EXERCISE AIM »
All of the data that follows should be retyped exactly, please, except the pictures.

┌──

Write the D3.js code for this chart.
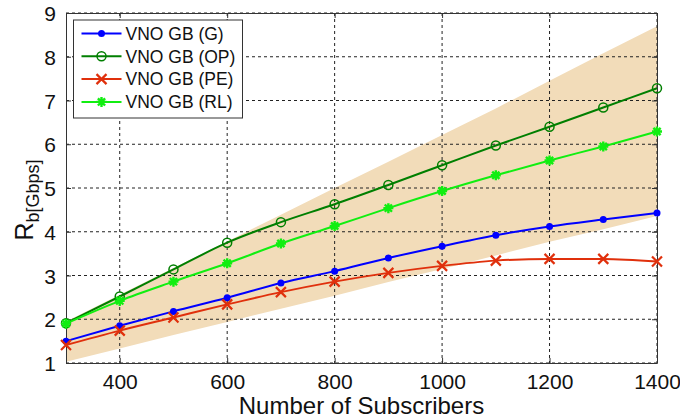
<!DOCTYPE html>
<html>
<head>
<meta charset="utf-8">
<script src="https://cdn.jsdelivr.net/npm/d3@7"></script>
<style>
body { margin: 0; background: #fff; }
text { font-family: "Liberation Sans", Arial, sans-serif; }
</style>
</head>
<body>
<script>
var subscribers = [300, 400, 500, 600, 700, 800, 900, 1000, 1100, 1200, 1300, 1400];
var seriesNames = ["VNO GB (G)", "VNO GB (OP)", "VNO GB (PE)", "VNO GB (RL)"];
var gValues  = [1.50, 1.85, 2.18, 2.49, 2.83, 3.10, 3.40, 3.67, 3.92, 4.12, 4.28, 4.43];
var opValues = [1.91, 2.52, 3.14, 3.75, 4.22, 4.63, 5.07, 5.52, 5.97, 6.40, 6.84, 7.28];
var peValues = [1.41, 1.74, 2.04, 2.34, 2.62, 2.86, 3.06, 3.22, 3.34, 3.38, 3.38, 3.32];
var rlValues = [1.90, 2.42, 2.86, 3.28, 3.73, 4.13, 4.54, 4.93, 5.29, 5.63, 5.95, 6.29];
var bandLow  = [1.03, 1.33, 1.64, 1.94, 2.24, 2.54, 2.85, 3.15, 3.46, 3.77, 4.06, 4.36];
var bandHigh = [1.95, 2.56, 3.17, 3.78, 4.39, 5.00, 5.60, 6.21, 6.82, 7.45, 8.08, 8.70];
var xTicks = [400, 600, 800, 1000, 1200, 1400];
var yTicks = [1, 2, 3, 4, 5, 6, 7, 8, 9];

var width = 680, height = 418;
var margin = {top: 13, right: 23, bottom: 55, left: 66};
var w = width - margin.left - margin.right;
var h = height - margin.top - margin.bottom;

var x = d3.scaleLinear().domain([300, 1400]).range([0, w]);
var y = d3.scaleLinear().domain([1, 9]).range([h, 0]);

var svg = d3.select("body").append("svg")
	.attr("width", width)
	.attr("height", height);

var g = svg.append("g")
	.attr("transform", "translate(" + margin.left + "," + margin.top + ")");

// shaded band
var area = d3.area()
	.x((d, i) => x(subscribers[i]))
	.y0((d, i) => y(bandLow[i]))
	.y1((d, i) => y(bandHigh[i]));
g.append("path")
	.datum(subscribers)
	.attr("d", area)
	.attr("fill", "#f2dcb9");

// grid
g.selectAll(".xgrid").data(xTicks).enter().append("line")
	.attr("x1", d => x(d)).attr("x2", d => x(d))
	.attr("y1", 0).attr("y2", h)
	.attr("stroke", "#222").attr("stroke-width", 1)
	.attr("stroke-dasharray", "3,3");
g.selectAll(".ygrid").data(yTicks).enter().append("line")
	.attr("y1", d => y(d)).attr("y2", d => y(d))
	.attr("x1", 0).attr("x2", w)
	.attr("stroke", "#222").attr("stroke-width", 1)
	.attr("stroke-dasharray", "3,3");

// axes
var bottomAxis = d3.axisBottom(x).tickValues(xTicks).tickFormat(d3.format("d"))
	.tickSizeInner(-5).tickSizeOuter(0).tickPadding(11);
var gx = g.append("g")
	.attr("transform", "translate(0," + h + ")")
	.call(bottomAxis);
var leftAxis = d3.axisLeft(y).tickValues(yTicks).tickSizeInner(-5).tickSizeOuter(0).tickPadding(10);
var gy = g.append("g").call(leftAxis);
var topAxis = d3.axisTop(x).tickValues(xTicks).tickSizeInner(-5).tickSizeOuter(0).tickFormat("");
g.append("g").call(topAxis);
var rightAxis = d3.axisRight(y).tickValues(yTicks).tickSizeInner(-5).tickSizeOuter(0).tickFormat("");
g.append("g").attr("transform", "translate(" + w + ",0)").call(rightAxis);

g.selectAll(".domain").attr("stroke", "#333");
g.selectAll(".tick line").attr("stroke", "#333");
g.selectAll(".tick text")
	.attr("fill", "#111")
	.style("font-size", "21px")
	.style("font-family", "'Liberation Sans', Arial, sans-serif");
gy.selectAll(".tick text").attr("dy", "0.36em");

// series
var series = [
	{name: seriesNames[0], values: gValues, color: "#0000ff", marker: "dot"},
	{name: seriesNames[1], values: opValues, color: "#007f00", marker: "circle"},
	{name: seriesNames[2], values: peValues, color: "#e0300c", marker: "x"},
	{name: seriesNames[3], values: rlValues, color: "#11ee11", marker: "star"}
];

var line = d3.line()
	.x((d, i) => x(subscribers[i]))
	.y(d => y(d))
	.curve(d3.curveMonotoneX);

function drawMarker(sel, type, color) {
	if (type === "dot") {
		sel.append("circle").attr("r", 3.5).attr("fill", color);
	} else if (type === "circle") {
		sel.append("circle").attr("r", 4.5).attr("fill", "none")
			.attr("stroke", color).attr("stroke-width", 1.5);
	} else if (type === "x") {
		sel.append("path").attr("d", "M-5,-5L5,5M-5,5L5,-5")
			.attr("stroke", color).attr("stroke-width", 2.2);
	} else {
		sel.append("path").attr("d", "M-5,0L5,0M0,-5L0,5M-3.6,-3.6L3.6,3.6M-3.6,3.6L3.6,-3.6")
			.attr("stroke", color).attr("stroke-width", 2.4);
	}
}

series.forEach(s => {
	g.append("path")
		.datum(s.values)
		.attr("d", line)
		.attr("fill", "none")
		.attr("stroke", s.color)
		.attr("stroke-width", 2);
	s.values.forEach((v, i) => {
		var m = g.append("g")
			.attr("transform", "translate(" + x(subscribers[i]) + "," + y(v) + ")");
		drawMarker(m, s.marker, s.color);
	});
});

// legend
var legend = g.append("g").attr("transform", "translate(7.5,7)");
legend.append("rect")
	.attr("width", 169).attr("height", 98)
	.attr("fill", "#fff").attr("stroke", "#333").attr("stroke-width", 1);
series.forEach((s, i) => {
	var row = legend.append("g").attr("transform", "translate(0," + (13.5 + i * 22.8) + ")");
	row.append("line").attr("x1", 8).attr("x2", 48)
		.attr("stroke", s.color).attr("stroke-width", 2);
	var m = row.append("g").attr("transform", "translate(28,0)");
	drawMarker(m, s.marker, s.color);
	row.append("text")
		.attr("x", 52).attr("dy", "0.36em")
		.style("font-size", "17.5px")
		.attr("fill", "#111")
		.text(s.name);
});

// axis labels
g.append("text")
	.attr("x", w / 2)
	.attr("y", h + 51)
	.attr("text-anchor", "middle")
	.style("font-size", "24px")
	.attr("fill", "#111")
	.text("Number of Subscribers");

var yl = svg.append("text")
	.attr("transform", "translate(33,200) rotate(-90)")
	.attr("text-anchor", "middle")
	.attr("fill", "#111");
yl.append("tspan").style("font-size", "25px").text("R");
yl.append("tspan").attr("dy", 6).style("font-size", "18px").text("b[Gbps]");
</script>
</body>
</html>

└──

ANSWER FOR THIS EXERCISE »
Write the D3.js code for this chart.
<!DOCTYPE html>
<html>
<head>
<meta charset="utf-8">
<script src="https://cdn.jsdelivr.net/npm/d3@7"></script>
<style>
body { margin: 0; background: #fff; }
text { font-family: "Liberation Sans", Arial, sans-serif; }
</style>
</head>
<body>
<script>
var subscribers = [300, 400, 500, 600, 700, 800, 900, 1000, 1100, 1200, 1300, 1400];
var seriesNames = ["VNO GB (G)", "VNO GB (OP)", "VNO GB (PE)", "VNO GB (RL)"];
var gValues  = [1.50, 1.85, 2.18, 2.49, 2.83, 3.10, 3.40, 3.67, 3.92, 4.12, 4.28, 4.43];
var opValues = [1.91, 2.52, 3.14, 3.75, 4.22, 4.63, 5.07, 5.52, 5.97, 6.40, 6.84, 7.28];
var peValues = [1.41, 1.74, 2.04, 2.34, 2.62, 2.86, 3.06, 3.22, 3.34, 3.38, 3.38, 3.32];
var rlValues = [1.90, 2.42, 2.86, 3.28, 3.73, 4.13, 4.54, 4.93, 5.29, 5.63, 5.95, 6.29];
var bandLow  = [1.03, 1.33, 1.64, 1.94, 2.24, 2.54, 2.85, 3.15, 3.46, 3.77, 4.06, 4.36];
var bandHigh = [1.95, 2.56, 3.17, 3.78, 4.39, 5.00, 5.60, 6.21, 6.82, 7.45, 8.08, 8.70];
var xTicks = [400, 600, 800, 1000, 1200, 1400];
var yTicks = [1, 2, 3, 4, 5, 6, 7, 8, 9];

var width = 680, height = 418;
var margin = {top: 13, right: 23, bottom: 55, left: 66};
var w = width - margin.left - margin.right;
var h = height - margin.top - margin.bottom;

var x = d3.scaleLinear().domain([300, 1400]).range([0, w]);
var y = d3.scaleLinear().domain([1, 9]).range([h, 0]);

var svg = d3.select("body").append("svg")
	.attr("width", width)
	.attr("height", height);

var g = svg.append("g")
	.attr("transform", "translate(" + margin.left + "," + margin.top + ")");

// shaded band
var area = d3.area()
	.x((d, i) => x(subscribers[i]))
	.y0((d, i) => y(bandLow[i]))
	.y1((d, i) => y(bandHigh[i]));
g.append("path")
	.datum(subscribers)
	.attr("d", area)
	.attr("fill", "#f2dcb9");

// grid
g.selectAll(".xgrid").data(xTicks).enter().append("line")
	.attr("x1", d => x(d)).attr("x2", d => x(d))
	.attr("y1", 0).attr("y2", h)
	.attr("stroke", "#222").attr("stroke-width", 1)
	.attr("stroke-dasharray", "3,3");
g.selectAll(".ygrid").data(yTicks).enter().append("line")
	.attr("y1", d => y(d)).attr("y2", d => y(d))
	.attr("x1", 0).attr("x2", w)
	.attr("stroke", "#222").attr("stroke-width", 1)
	.attr("stroke-dasharray", "3,3");

// axes
var bottomAxis = d3.axisBottom(x).tickValues(xTicks).tickFormat(d3.format("d"))
	.tickSizeInner(-5).tickSizeOuter(0).tickPadding(11);
var gx = g.append("g")
	.attr("transform", "translate(0," + h + ")")
	.call(bottomAxis);
var leftAxis = d3.axisLeft(y).tickValues(yTicks).tickSizeInner(-5).tickSizeOuter(0).tickPadding(10);
var gy = g.append("g").call(leftAxis);
var topAxis = d3.axisTop(x).tickValues(xTicks).tickSizeInner(-5).tickSizeOuter(0).tickFormat("");
g.append("g").call(topAxis);
var rightAxis = d3.axisRight(y).tickValues(yTicks).tickSizeInner(-5).tickSizeOuter(0).tickFormat("");
g.append("g").attr("transform", "translate(" + w + ",0)").call(rightAxis);

g.selectAll(".domain").attr("stroke", "#333");
g.selectAll(".tick line").attr("stroke", "#333");
g.selectAll(".tick text")
	.attr("fill", "#111")
	.style("font-size", "21px")
	.style("font-family", "'Liberation Sans', Arial, sans-serif");
gy.selectAll(".tick text").attr("dy", "0.36em");

// series
var series = [
	{name: seriesNames[0], values: gValues, color: "#0000ff", marker: "dot"},
	{name: seriesNames[1], values: opValues, color: "#007f00", marker: "circle"},
	{name: seriesNames[2], values: peValues, color: "#e0300c", marker: "x"},
	{name: seriesNames[3], values: rlValues, color: "#11ee11", marker: "star"}
];

var line = d3.line()
	.x((d, i) => x(subscribers[i]))
	.y(d => y(d))
	.curve(d3.curveMonotoneX);

function drawMarker(sel, type, color) {
	if (type === "dot") {
		sel.append("circle").attr("r", 3.5).attr("fill", color);
	} else if (type === "circle") {
		sel.append("circle").attr("r", 4.5).attr("fill", "none")
			.attr("stroke", color).attr("stroke-width", 1.5);
	} else if (type === "x") {
		sel.append("path").attr("d", "M-5,-5L5,5M-5,5L5,-5")
			.attr("stroke", color).attr("stroke-width", 2.2);
	} else {
		sel.append("path").attr("d", "M-5,0L5,0M0,-5L0,5M-3.6,-3.6L3.6,3.6M-3.6,3.6L3.6,-3.6")
			.attr("stroke", color).attr("stroke-width", 2.4);
	}
}

series.forEach(s => {
	g.append("path")
		.datum(s.values)
		.attr("d", line)
		.attr("fill", "none")
		.attr("stroke", s.color)
		.attr("stroke-width", 2);
	s.values.forEach((v, i) => {
		var m = g.append("g")
			.attr("transform", "translate(" + x(subscribers[i]) + "," + y(v) + ")");
		drawMarker(m, s.marker, s.color);
	});
});

// legend
var legend = g.append("g").attr("transform", "translate(7.5,7)");
legend.append("rect")
	.attr("width", 169).attr("height", 98)
	.attr("fill", "#fff").attr("stroke", "#333").attr("stroke-width", 1);
series.forEach((s, i) => {
	var row = legend.append("g").attr("transform", "translate(0," + (13.5 + i * 22.8) + ")");
	row.append("line").attr("x1", 8).attr("x2", 48)
		.attr("stroke", s.color).attr("stroke-width", 2);
	var m = row.append("g").attr("transform", "translate(28,0)");
	drawMarker(m, s.marker, s.color);
	row.append("text")
		.attr("x", 52).attr("dy", "0.36em")
		.style("font-size", "17.5px")
		.attr("fill", "#111")
		.text(s.name);
});

// axis labels
g.append("text")
	.attr("x", w / 2)
	.attr("y", h + 51)
	.attr("text-anchor", "middle")
	.style("font-size", "24px")
	.attr("fill", "#111")
	.text("Number of Subscribers");

var yl = svg.append("text")
	.attr("transform", "translate(33,200) rotate(-90)")
	.attr("text-anchor", "middle")
	.attr("fill", "#111");
yl.append("tspan").style("font-size", "25px").text("R");
yl.append("tspan").attr("dy", 6).style("font-size", "18px").text("b[Gbps]");
</script>
</body>
</html>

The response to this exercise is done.